▶ **WORK REQUIRED**
Nothing in the data should change when you return it, but leave the pictures out.

▶ **DATASET EXCERPT**
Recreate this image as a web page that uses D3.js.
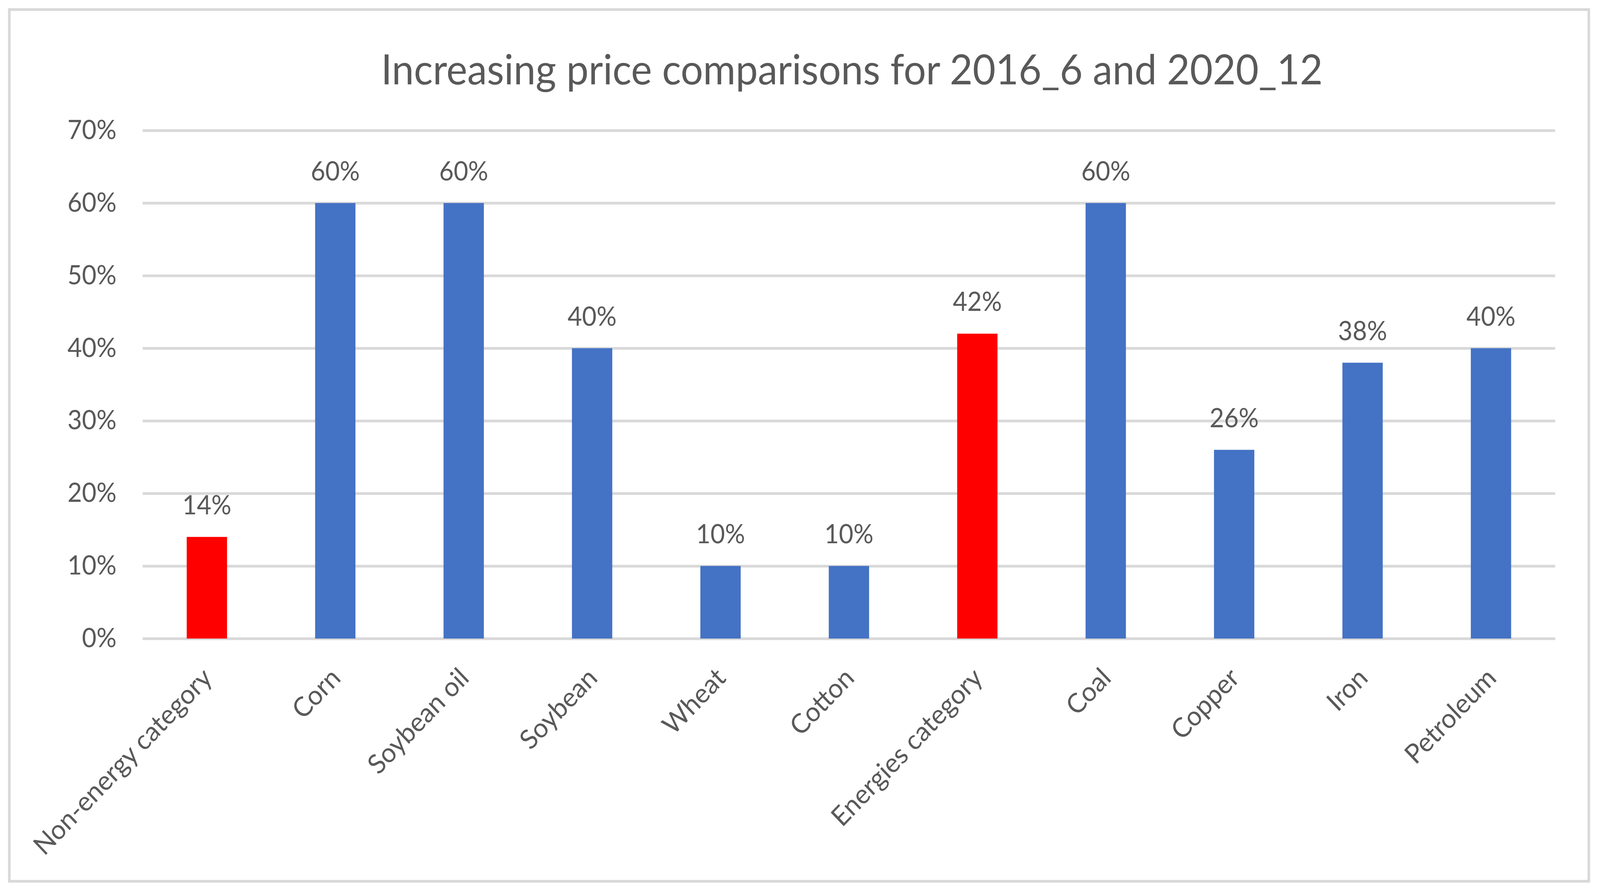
<!DOCTYPE html>
<html>
<head>
<meta charset="utf-8">
<script src="https://cdn.jsdelivr.net/npm/d3@7"></script>
<style>
  html, body { margin: 0; padding: 0; background: #fff; overflow: hidden; }
  svg { display: block; }
  text { font-family: Lato, "Open Sans", sans-serif; fill: #595959; }
</style>
</head>
<body>
<div id="chart"></div>
<script>
// Data
const categories = ["Non-energy category", "Corn", "Soybean oil", "Soybean", "Wheat",
  "Cotton", "Energies category", "Coal", "Copper", "Iron", "Petroleum"];
const values = [0.14, 0.60, 0.60, 0.40, 0.10, 0.10, 0.42, 0.60, 0.26, 0.38, 0.40];
const highlighted = ["Non-energy category", "Energies category"];
const yTicks = [0, 0.1, 0.2, 0.3, 0.4, 0.5, 0.6, 0.7];
const title = "Increasing price comparisons for 2016_6 and 2020_12";

const W = 4284, H = 2284;
const margin = { top: 334, bottom: H - 1635, left: 382, right: W - 4164 };
const width = W - margin.left - margin.right;
const height = H - margin.top - margin.bottom;

// scale the drawing to whatever the viewport is
const svg = d3.select("#chart")
  .append("svg")
  .attr("viewBox", `0 0 ${W} ${H}`)
  .attr("preserveAspectRatio", "none")
  .style("width", "100vw")
  .style("height", "100vh");

// chart border
svg.append("rect")
  .attr("x", 25).attr("y", 24.5)
  .attr("width", 4229).attr("height", 2232)
  .attr("fill", "#fff")
  .attr("stroke", "#d9d9d9")
  .attr("stroke-width", 7);

svg.append("text")
  .attr("x", 2281).attr("y", 216)
  .attr("text-anchor", "middle")
  .attr("font-size", 106)
  .text(title);

const chart = svg.append("g")
  .attr("transform", `translate(${margin.left},${margin.top})`);

const xScale = d3.scaleBand()
  .domain(categories)
  .range([0, width])
  .paddingInner(0.686)
  .paddingOuter(0.343);

const yScale = d3.scaleLinear()
  .domain([0, 0.7])
  .range([height, 0]);

// gridlines + y labels
const yAxis = chart.append("g")
  .call(d3.axisLeft(yScale)
    .tickValues(yTicks)
    .tickSize(-width)
    .tickPadding(70)
    .tickFormat(d3.format(".0%")));
yAxis.select(".domain").remove();
yAxis.selectAll("line")
  .attr("stroke", "#d9d9d9")
  .attr("stroke-width", 7);
yAxis.selectAll("text")
  .attr("font-size", 67)
  .attr("fill", "#595959")
  .style("font-family", "Lato, sans-serif");

// bars
chart.selectAll("rect.bar")
  .data(categories)
  .enter()
  .append("rect")
  .attr("class", "bar")
  .attr("x", d => xScale(d))
  .attr("width", xScale.bandwidth())
  .attr("y", (d, i) => yScale(values[i]))
  .attr("height", (d, i) => height - yScale(values[i]))
  .attr("fill", d => highlighted.includes(d) ? "#ff0000" : "#4472c4");

// value labels
chart.selectAll("text.val")
  .data(categories)
  .enter()
  .append("text")
  .attr("class", "val")
  .attr("x", d => xScale(d) + xScale.bandwidth() / 2)
  .attr("y", (d, i) => yScale(values[i]) - 58)
  .attr("text-anchor", "middle")
  .attr("font-size", 67)
  .text((d, i) => d3.format(".0%")(values[i]));

// category labels, rotated
chart.selectAll("text.cat")
  .data(categories)
  .enter()
  .append("text")
  .attr("class", "cat")
  .attr("text-anchor", "end")
  .attr("font-size", 69)
  .attr("transform", d => `translate(${xScale(d) + xScale.bandwidth() / 2 + 18},${height + 105}) rotate(-45)`)
  .text(d => d);
</script>
</body>
</html>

▶ **EXPECTED OUTPUT**
Recreate this image as a web page that uses D3.js.
<!DOCTYPE html>
<html>
<head>
<meta charset="utf-8">
<script src="https://cdn.jsdelivr.net/npm/d3@7"></script>
<style>
  html, body { margin: 0; padding: 0; background: #fff; overflow: hidden; }
  svg { display: block; }
  text { font-family: Lato, "Open Sans", sans-serif; fill: #595959; }
</style>
</head>
<body>
<div id="chart"></div>
<script>
// Data
const categories = ["Non-energy category", "Corn", "Soybean oil", "Soybean", "Wheat",
  "Cotton", "Energies category", "Coal", "Copper", "Iron", "Petroleum"];
const values = [0.14, 0.60, 0.60, 0.40, 0.10, 0.10, 0.42, 0.60, 0.26, 0.38, 0.40];
const highlighted = ["Non-energy category", "Energies category"];
const yTicks = [0, 0.1, 0.2, 0.3, 0.4, 0.5, 0.6, 0.7];
const title = "Increasing price comparisons for 2016_6 and 2020_12";

const W = 4284, H = 2284;
const margin = { top: 334, bottom: H - 1635, left: 382, right: W - 4164 };
const width = W - margin.left - margin.right;
const height = H - margin.top - margin.bottom;

// scale the drawing to whatever the viewport is
const svg = d3.select("#chart")
  .append("svg")
  .attr("viewBox", `0 0 ${W} ${H}`)
  .attr("preserveAspectRatio", "none")
  .style("width", "100vw")
  .style("height", "100vh");

// chart border
svg.append("rect")
  .attr("x", 25).attr("y", 24.5)
  .attr("width", 4229).attr("height", 2232)
  .attr("fill", "#fff")
  .attr("stroke", "#d9d9d9")
  .attr("stroke-width", 7);

svg.append("text")
  .attr("x", 2281).attr("y", 216)
  .attr("text-anchor", "middle")
  .attr("font-size", 106)
  .text(title);

const chart = svg.append("g")
  .attr("transform", `translate(${margin.left},${margin.top})`);

const xScale = d3.scaleBand()
  .domain(categories)
  .range([0, width])
  .paddingInner(0.686)
  .paddingOuter(0.343);

const yScale = d3.scaleLinear()
  .domain([0, 0.7])
  .range([height, 0]);

// gridlines + y labels
const yAxis = chart.append("g")
  .call(d3.axisLeft(yScale)
    .tickValues(yTicks)
    .tickSize(-width)
    .tickPadding(70)
    .tickFormat(d3.format(".0%")));
yAxis.select(".domain").remove();
yAxis.selectAll("line")
  .attr("stroke", "#d9d9d9")
  .attr("stroke-width", 7);
yAxis.selectAll("text")
  .attr("font-size", 67)
  .attr("fill", "#595959")
  .style("font-family", "Lato, sans-serif");

// bars
chart.selectAll("rect.bar")
  .data(categories)
  .enter()
  .append("rect")
  .attr("class", "bar")
  .attr("x", d => xScale(d))
  .attr("width", xScale.bandwidth())
  .attr("y", (d, i) => yScale(values[i]))
  .attr("height", (d, i) => height - yScale(values[i]))
  .attr("fill", d => highlighted.includes(d) ? "#ff0000" : "#4472c4");

// value labels
chart.selectAll("text.val")
  .data(categories)
  .enter()
  .append("text")
  .attr("class", "val")
  .attr("x", d => xScale(d) + xScale.bandwidth() / 2)
  .attr("y", (d, i) => yScale(values[i]) - 58)
  .attr("text-anchor", "middle")
  .attr("font-size", 67)
  .text((d, i) => d3.format(".0%")(values[i]));

// category labels, rotated
chart.selectAll("text.cat")
  .data(categories)
  .enter()
  .append("text")
  .attr("class", "cat")
  .attr("text-anchor", "end")
  .attr("font-size", 69)
  .attr("transform", d => `translate(${xScale(d) + xScale.bandwidth() / 2 + 18},${height + 105}) rotate(-45)`)
  .text(d => d);
</script>
</body>
</html>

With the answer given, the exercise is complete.